These computer program instructions may be provided to one or more
processors of a general purpose computer (to thereby create a
special purpose computer), special purpose computer, or other
programmable data processing apparatus to produce a machine, such
that the instructions, which execute via the one or more processors
of the computer or other programmable data processing apparatus,
create means for implementing the functions/acts specified in the
flowchart and/or block diagram block or blocks.
[0256] These computer program instructions may also be stored in a
computer readable memory or storage medium that can direct a
computer or other programmable data processing apparatus to
function in a particular manner, such that the instructions stored
in the computer readable memory produce an article of manufacture
including instruction means which implement the function/act
specified in the flowchart and/or block diagram block or
blocks.
[0257] The computer program instructions may also be loaded onto a
computer or other programmable data processing apparatus to cause a
series of operational steps to be performed on the computer or
other programmable apparatus to produce a computer implemented
process such that the instructions which execute on the computer or
other programmable apparatus provide steps for implementing the
functions/acts specified in the flowchart and/or block diagram
block or blocks.
[0258] It is to be understood that the functions/acts noted in the
blocks may occur out of the order noted in the operational
illustrations. For example, two blocks shown in succession may in
fact be executed substantially concurrently or the blocks may
sometimes be executed in the reverse order, depending upon the
functionality/acts involved. Although some of the diagrams include
arrows on communication paths to show a primary direction of
communication, it is to be understood that communication may occur
in the opposite direction to the depicted arrows.
[0259] Computer program code for carrying out operations of the
concepts described herein may be written in an object oriented
programming language such as Java.RTM. or C++. However, the
computer program code for carrying out operations of the disclosure
may also be written in conventional procedural programming
languages, such as the "C" programming language. The program code
may execute entirely on the user's computer, partly on the user's
computer, as a stand-alone software package, partly on the user's
computer and partly on a remote computer or entirely on the remote
computer. In the latter scenario, the remote computer may be
connected to the user's computer through a local area network (LAN)

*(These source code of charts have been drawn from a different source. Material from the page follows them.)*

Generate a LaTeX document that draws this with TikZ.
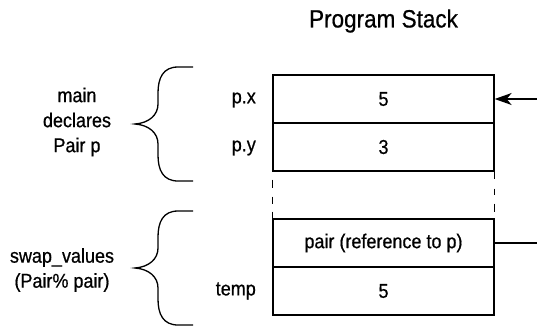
\documentclass[tikz,border=0pt]{standalone}
\usepackage{fontspec}
\setmainfont{Liberation Sans}[FakeStretch=0.9,FakeBold=0.6]
\usetikzlibrary{arrows.meta}
\begin{document}
\begin{tikzpicture}[x=1pt,y=-1pt,
  cell/.style={draw,line width=1.3pt,minimum width=221pt,minimum height=48pt,inner sep=0pt,font=\fontsize{20}{22}\selectfont},
  lbl/.style={font=\fontsize{20}{25}\selectfont,inner sep=0pt},
  brc/.style={line width=1.3pt,line cap=butt},
  conn/.style={line width=1.3pt}]
\useasboundingbox (0,0) rectangle (537,325);
\node[font=\fontsize{25}{28}\selectfont] (title) at (383.5,21) {Program Stack};
\node[cell] (px) at (383.5,99) {5};
\node[cell] (py) at (383.5,147) {3};
\node[cell] (pr) at (383.5,243) {pair (reference to p)};
\node[cell] (tp) at (383.5,291) {5};
\draw[line width=1.3pt,dash pattern=on 0pt off 8pt on 8pt off 9pt on 7pt off 8pt on 8pt] (py.south west) -- (pr.north west);
\draw[line width=1.3pt,dash pattern=on 7pt off 10pt on 6pt off 9pt on 8pt off 7pt on 8pt] (py.south east) -- (pr.north east);
\node[lbl,anchor=east] (lx) at (256,100) {p.x};
\node[lbl,anchor=east] (ly) at (256,148) {p.y};
\node[lbl,anchor=east] (lt) at (256,291) {temp};
\node[lbl,align=center] (mainlbl) at (77,122) {main\\declares\\Pair p};
\node[lbl,align=center] (swaplbl) at (62,270) {swap\_values\\(Pair\% pair)};
\foreach \dy in {0,144}{
  \draw[brc] (193,67+\dy) -- (178,67+\dy) .. controls (163,67+\dy) and (158,78+\dy) .. (158,93+\dy) -- (158,104+\dy) .. controls (158,115+\dy) and (149,123+\dy) .. (135,124+\dy)
    .. controls (149,125+\dy) and (158,133+\dy) .. (158,144+\dy) -- (158,155+\dy) .. controls (158,170+\dy) and (163,181+\dy) .. (178,181+\dy) -- (193,181+\dy);
}
\coordinate (a1) at (537,99);
\coordinate (a2) at (537,243);
\draw[conn,-{Stealth[length=17pt,width=12pt,inset=5pt]}] (a1) -- (px.east);
\draw[conn] (pr.east) -- (a2);
\end{tikzpicture}
\end{document}
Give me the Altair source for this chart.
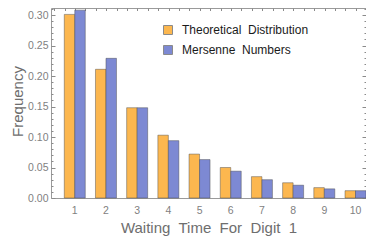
import altair as alt
import pandas as pd

digits = [1, 2, 3, 4, 5, 6, 7, 8, 9, 10]
theoretical = [0.301, 0.211, 0.148, 0.103, 0.072, 0.050, 0.035, 0.025, 0.017, 0.012]
mersenne = [0.308, 0.229, 0.148, 0.094, 0.063, 0.044, 0.030, 0.021, 0.015, 0.012]
series_names = ["Theoretical\u00a0\u00a0Distribution", "Mersenne\u00a0\u00a0Numbers"]
colors = ["#FCB74F", "#7D89D3"]
y_ticks = [round(i * 0.01, 2) for i in range(32)]
y_labels = [0.0, 0.05, 0.10, 0.15, 0.20, 0.25, 0.30]
top_ticks = [k / 3 for k in range(1, 32)]

rows = []
for d, t, m in zip(digits, theoretical, mersenne):
    rows.append({"Digit": d, "Series": series_names[0], "Frequency": t})
    rows.append({"Digit": d, "Series": series_names[1], "Frequency": m})
df = pd.DataFrame(rows)

W, H = 315, 190
ydom = [0, 0.3115]
xqdom = [0.2305, 10.330]
FONT = "Liberation Sans"
TICK = "#8a8a8a"

xscale = alt.Scale(paddingInner=0.327, paddingOuter=0.213, align=1)
xoff = alt.XOffset("Series:N", sort=series_names, scale=alt.Scale(paddingInner=0, paddingOuter=0))

bars = alt.Chart(df).mark_bar(stroke="#4a4a4a", strokeOpacity=0.45, strokeWidth=1).encode(
    x=alt.X("Digit:O", scale=xscale,
            axis=alt.Axis(title="Waiting\u00a0 Time\u00a0 For\u00a0 Digit\u00a0 1", labelAngle=0,
                          ticks=False, domain=False, labelPadding=7, labelFontSize=10.5,
                          labelColor="#7f7f7f", titleFontSize=15, titleColor="#6e6e6e",
                          titleFontWeight="normal", titlePadding=5, labelFont=FONT, titleFont=FONT)),
    xOffset=xoff,
    y=alt.Y("Frequency:Q", scale=alt.Scale(domain=ydom, nice=False, zero=True),
            axis=alt.Axis(values=y_labels, format=".2f", ticks=False, tickSize=0, domain=False,
                          grid=False, labelPadding=3, labelFontSize=10.5, labelColor="#7f7f7f",
                          titleFontSize=15, titleColor="#6e6e6e", titleFontWeight="normal",
                          titleX=-34, titleY=93, titleBaseline="middle",
                          labelFont=FONT, titleFont=FONT)),
    color=alt.Color("Series:N", sort=series_names,
                    scale=alt.Scale(domain=series_names, range=colors),
                    legend=alt.Legend(orient="none", legendX=111, legendY=16, title=None,
                                      symbolType="square", symbolSize=81, labelFontSize=12,
                                      labelFont=FONT, labelColor="#1a1a1a", rowPadding=6,
                                      labelOffset=8, symbolStrokeWidth=1,
                                      symbolStrokeColor="#8a8a8a")),
)

tick_size = {"condition": {"test": "round(datum.value*100) % 5 == 0", "value": 4}, "value": 2}


def tick_layer(orient):
    return alt.Chart(df).mark_point(opacity=0).encode(
        y=alt.Y("Frequency:Q", scale=alt.Scale(domain=ydom, nice=False, zero=True),
                axis=alt.Axis(orient=orient, offset=-W, values=y_ticks, labels=False,
                              domain=False, grid=False, title=None, ticks=True,
                              tickSize=tick_size, tickWidth=1, tickColor=TICK)),
    )


top = alt.Chart(df).mark_point(opacity=0).encode(
    x=alt.X("Digit:Q", scale=alt.Scale(domain=xqdom, nice=False, zero=False),
            axis=alt.Axis(orient="bottom", offset=-H, values=top_ticks, labels=False,
                          domain=False, grid=False, title=None, ticks=True, tickSize=2.5,
                          tickWidth=1, tickColor=TICK)),
)

chart = alt.layer(bars, tick_layer("right"), tick_layer("left"), top).resolve_scale(
    y="independent", x="independent"
).resolve_axis(y="independent", x="independent").properties(
    width=W, height=H,
    autosize=alt.AutoSizeParams(type="none"),
    padding={"left": 43, "top": 0, "right": 0, "bottom": 38},
).configure_view(stroke="#9a9a9a", strokeWidth=1)

chart.save("out.html", embed_options={"renderer": "svg", "actions": False})
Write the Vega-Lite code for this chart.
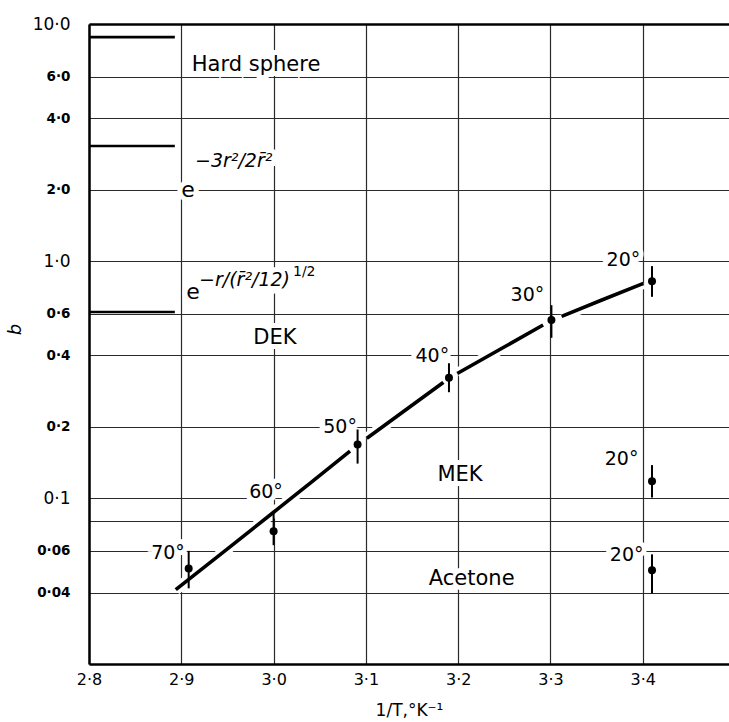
{
  "$schema": "https://vega.github.io/schema/vega-lite/v6.json",
  "width": 640,
  "height": 640,
  "autosize": "none",
  "padding": {"left": 89, "top": 24, "right": 0, "bottom": 58},
  "background": "white",
  "config": {
    "view": {"stroke": null},
    "font": "DejaVu Sans",
    "text": {"font": "DejaVu Sans", "color": "black"}
  },
  "datasets": {
    "points": [
      {"t": "70°", "solvent": "MEK", "x": 2.908, "b": 0.0505, "lo": 0.0417, "hi": 0.06},
      {"t": "60°", "solvent": "MEK", "x": 3.0, "b": 0.0726, "lo": 0.0634, "hi": 0.0875},
      {"t": "50°", "solvent": "MEK", "x": 3.091, "b": 0.1685, "lo": 0.14, "hi": 0.195},
      {"t": "40°", "solvent": "MEK", "x": 3.19, "b": 0.322, "lo": 0.28, "hi": 0.371},
      {"t": "30°", "solvent": "MEK", "x": 3.301, "b": 0.564, "lo": 0.475, "hi": 0.652},
      {"t": "20°", "solvent": "DEK", "x": 3.41, "b": 0.823, "lo": 0.707, "hi": 0.953},
      {"t": "20°", "solvent": "MEK", "x": 3.41, "b": 0.118, "lo": 0.1007, "hi": 0.138},
      {"t": "20°", "solvent": "Acetone", "x": 3.41, "b": 0.0497, "lo": 0.0397, "hi": 0.058}
    ],
    "curve": [
      {"seg": 1, "x": 2.894, "b": 0.0412},
      {"seg": 1, "x": 2.95, "b": 0.0612},
      {"seg": 1, "x": 3.0, "b": 0.0873},
      {"seg": 1, "x": 3.04, "b": 0.1161},
      {"seg": 1, "x": 3.0828, "b": 0.158},
      {"seg": 2, "x": 3.1009, "b": 0.179},
      {"seg": 2, "x": 3.14, "b": 0.231},
      {"seg": 2, "x": 3.1839, "b": 0.308},
      {"seg": 3, "x": 3.199, "b": 0.336},
      {"seg": 3, "x": 3.245, "b": 0.424},
      {"seg": 3, "x": 3.292, "b": 0.5376},
      {"seg": 4, "x": 3.312, "b": 0.585},
      {"seg": 4, "x": 3.355, "b": 0.684},
      {"seg": 4, "x": 3.4006, "b": 0.805}
    ],
    "refs": [
      {"model": "Hard sphere", "x": 2.8, "x2": 2.893, "b": 8.8},
      {"model": "Gaussian", "x": 2.8, "x2": 2.893, "b": 3.06},
      {"model": "Exponential", "x": 2.8, "x2": 2.893, "b": 0.61}
    ],
    "names": [
      {"text": "Hard sphere", "x": 2.981, "b": 6.71},
      {"text": "DEK", "x": 3.0015, "b": 0.476},
      {"text": "MEK", "x": 3.202, "b": 0.125},
      {"text": "Acetone", "x": 3.2146, "b": 0.0455}
    ],
    "temps": [
      {"text": "70°", "x": 2.8856, "b": 0.0586},
      {"text": "60°", "x": 2.9918, "b": 0.106},
      {"text": "50°", "x": 3.072, "b": 0.2},
      {"text": "40°", "x": 3.172, "b": 0.397},
      {"text": "30°", "x": 3.275, "b": 0.719},
      {"text": "20°", "x": 3.379, "b": 1.01},
      {"text": "20°", "x": 3.377, "b": 0.146},
      {"text": "20°", "x": 3.3825, "b": 0.0575}
    ],
    "formula": [
      {"part": "base", "text": "e", "x": 2.9073, "b": 1.994},
      {"part": "exp", "text": "−3r²/2r̄²", "x": 2.9148, "b": 2.64},
      {"part": "base", "text": "e", "x": 2.9127, "b": 0.742},
      {"part": "exp", "text": "−r/(r̄²/12)", "x": 2.9192, "b": 0.8313},
      {"part": "sup", "text": "1/2", "x": 3.021, "b": 0.9015}
    ]
  },
  "encoding": {
    "x": {
      "field": "x",
      "type": "quantitative",
      "scale": {"domain": [2.8, 3.4934], "nice": false, "zero": false},
      "axis": {
        "title": "1/T,°K⁻¹",
        "titleFont": "DejaVu Sans",
        "titleFontSize": 17,
        "titleFontWeight": "normal",
        "titleColor": "black",
        "titleY": 46,
        "titleBaseline": "middle",
        "values": [2.8, 2.9, 3.0, 3.1, 3.2, 3.3, 3.4],
        "labelExpr": "replace(format(datum.value, '.1f'), '.', '·')",
        "labelFontSize": 16,
        "labelColor": "black",
        "labelPadding": 7,
        "labelFlush": false,
        "ticks": false,
        "domainColor": "black",
        "domainWidth": 2.5,
        "grid": true,
        "gridColor": "#2a2a2a",
        "gridWidth": 1.2,
        "gridOpacity": 1
      }
    },
    "y": {
      "field": "b",
      "type": "quantitative",
      "scale": {"type": "log", "domain": [0.02, 10], "nice": false},
      "axis": {
        "title": "b",
        "titleFont": "DejaVu Sans",
        "titleFontStyle": "italic",
        "titleFontWeight": "normal",
        "titleFontSize": 18,
        "titleColor": "black",
        "titleX": -74,
        "titleY": 305,
        "titleAngle": -90,
        "titleBaseline": "middle",
        "values": [0.04, 0.06, 0.08, 0.1, 0.2, 0.4, 0.6, 1, 2, 4, 6, 10],
        "labelExpr": "datum.value == 0.08 ? '' : replace(datum.value >= 1 ? format(datum.value, '.1f') : format(datum.value, '~g'), '.', '·')",
        "labelFontSize": {"condition": {"test": "datum.value == 10 || datum.value == 1 || datum.value == 0.1", "value": 17}, "value": 13.5},
        "labelFontWeight": {"condition": {"test": "datum.value == 10 || datum.value == 1 || datum.value == 0.1", "value": "normal"}, "value": "bold"},
        "labelColor": "black",
        "labelPadding": 19,
        "labelFlush": false,
        "ticks": false,
        "domainColor": "black",
        "domainWidth": 2.5,
        "grid": true,
        "gridColor": {"condition": {"test": "datum.value == 10", "value": "black"}, "value": "#2a2a2a"},
        "gridWidth": {"condition": {"test": "datum.value == 10", "value": 2.5}, "value": 1.2},
        "gridOpacity": 1
      }
    }
  },
  "layer": [
    {
      "data": {"name": "names"},
      "mark": {"type": "text", "fontSize": 21, "align": "center", "baseline": "middle", "stroke": "white", "strokeWidth": 10, "fill": "white"},
      "encoding": {"text": {"field": "text"}}
    },
    {
      "data": {"name": "temps"},
      "mark": {"type": "text", "fontSize": 19, "align": "center", "baseline": "middle", "stroke": "white", "strokeWidth": 10, "fill": "white"},
      "encoding": {"text": {"field": "text"}}
    },
    {
      "data": {"name": "formula"},
      "transform": [{"filter": "datum.part == 'base'"}],
      "mark": {"type": "text", "fontSize": 22, "align": "center", "baseline": "middle", "stroke": "white", "strokeWidth": 10, "fill": "white"},
      "encoding": {"text": {"field": "text"}}
    },
    {
      "data": {"name": "formula"},
      "transform": [{"filter": "datum.part == 'exp'"}],
      "mark": {"type": "text", "fontSize": 19, "fontStyle": "italic", "align": "left", "baseline": "middle", "stroke": "white", "strokeWidth": 10, "fill": "white"},
      "encoding": {"text": {"field": "text"}}
    },
    {
      "data": {"name": "formula"},
      "transform": [{"filter": "datum.part == 'sup'"}],
      "mark": {"type": "text", "fontSize": 14, "align": "left", "baseline": "middle", "stroke": "white", "strokeWidth": 8, "fill": "white"},
      "encoding": {"text": {"field": "text"}}
    },
    {
      "data": {"name": "curve"},
      "mark": {"type": "line", "stroke": "white", "strokeWidth": 11, "interpolate": "monotone", "strokeCap": "butt"},
      "encoding": {"detail": {"field": "seg"}}
    },
    {
      "data": {"name": "refs"},
      "mark": {"type": "rule", "color": "black", "strokeWidth": 2.6},
      "encoding": {"x2": {"field": "x2"}}
    },
    {
      "data": {"name": "curve"},
      "mark": {"type": "line", "color": "black", "strokeWidth": 3.6, "interpolate": "monotone", "strokeCap": "butt"},
      "encoding": {"detail": {"field": "seg"}}
    },
    {
      "data": {"name": "points"},
      "mark": {"type": "rule", "color": "black", "strokeWidth": 2},
      "encoding": {"y": {"field": "lo", "type": "quantitative"}, "y2": {"field": "hi"}}
    },
    {
      "data": {"name": "points"},
      "mark": {"type": "point", "shape": "circle", "filled": true, "color": "black", "opacity": 1, "size": 64},
      "encoding": {}
    },
    {
      "data": {"name": "names"},
      "mark": {"type": "text", "fontSize": 21, "align": "center", "baseline": "middle"},
      "encoding": {"text": {"field": "text"}}
    },
    {
      "data": {"name": "temps"},
      "mark": {"type": "text", "fontSize": 19, "align": "center", "baseline": "middle"},
      "encoding": {"text": {"field": "text"}}
    },
    {
      "data": {"name": "formula"},
      "transform": [{"filter": "datum.part == 'base'"}],
      "mark": {"type": "text", "fontSize": 22, "align": "center", "baseline": "middle"},
      "encoding": {"text": {"field": "text"}}
    },
    {
      "data": {"name": "formula"},
      "transform": [{"filter": "datum.part == 'exp'"}],
      "mark": {"type": "text", "fontSize": 19, "fontStyle": "italic", "align": "left", "baseline": "middle"},
      "encoding": {"text": {"field": "text"}}
    },
    {
      "data": {"name": "formula"},
      "transform": [{"filter": "datum.part == 'sup'"}],
      "mark": {"type": "text", "fontSize": 14, "align": "left", "baseline": "middle"},
      "encoding": {"text": {"field": "text"}}
    }
  ]
}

or a wide area network (WAN), or the connection may be made to an
external computer (for example, through the Internet using an
Internet Service Provider).
[0260] Many different embodiments have been disclosed herein, in
connection with the above description and the drawings. It will be
understood that it would be unduly repetitious and obfuscating to
literally describe and illustrate every combination and
subcombination of these embodiments. Accordingly, all embodiments
can be combined in any way and/or combination, and the present
specification, including the drawings, shall be construed to
constitute a complete written description of all combinations and
subcombinations of the embodiments described herein, and of the
manner and process of making and using them, and shall support
claims to any such combination or subcombination.
[0261] It will be appreciated by persons skilled in the art that
the embodiments described herein are not limited to what has been
particularly shown and described herein above. In addition, unless
mention was made above to the contrary, it should be noted that all
of the accompanying drawings are not to scale. A variety of
modifications and variations are possible in light of the above
teachings, which are limited only by the scope of the claims.
* * * * *